Fresh questions over a lack of diversity in the tech sector emerged today after a report found 75% of LGBTQ+ founders and nearly 80% of investors withhold their identity from their peers in the ecosystem, potentially resulting in worse health conditions and lower cognitive performance.

Just ⅓ of investors who said they were taking action to support ‘diverse’ founders were doing anything to support LGBTQ+ founders, a report by Proud Ventures found, while some founders shared shocking examples of direct queerphobia and discrimination they faced as part of their fundraising process.

Gay founders raised 2.25x more than bisexual and 22x more than lesbian founders and cis men founders raised 2.5x more than cis women founders and 10x more than trans founders.

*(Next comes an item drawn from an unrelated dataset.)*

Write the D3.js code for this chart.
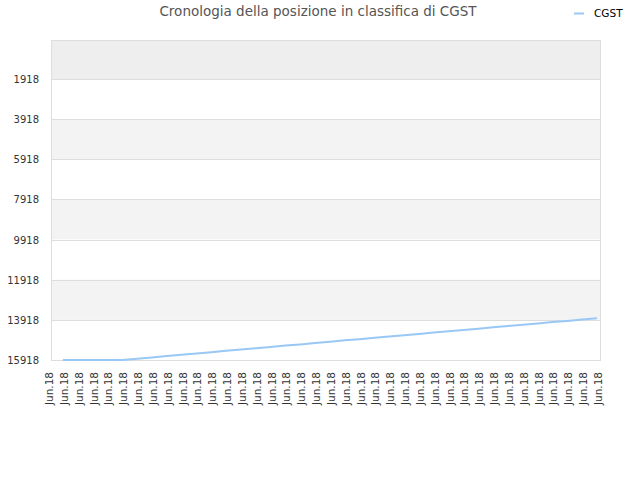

Edward Kandel, investor at Founders Factory and a founding member of Proud Ventures said: “Recent research has shown us that concealment is a real tax on LGBTQ+ people.

“Academic studies have found increased concealment comes at a cost to an individual’s wellbeing with a greater risk of depression, anxiety, and poorer cognitive and physical health. We need to change the script and create an open and welcoming ecosystem where people should not have to hide who they are.”

Nick Telson, a venture capital investor who founded DesignMyNight, told the Standard investors must take action to make all entrepreneurs feel comfortable in their own skin when they are pitching ideas to raise funds.

“In the VC world they have this cookie cutter approach to what a founder looks like and sounds like, and that’s why we have fewer people who are women, who are people of colour and who are LGBT.

“The majority of investors are straight white males and normally of an older generation so it doesn’t surprise me that founders come across as more small c conservative if that’s what they want to see or hear.

“With my team I have always been open about being gay, but I did conceal it with a lot of my clients…who would often ask leading questions like ‘do you have a wife or a girlfriend [so] people don’t feel comfortable pitching.”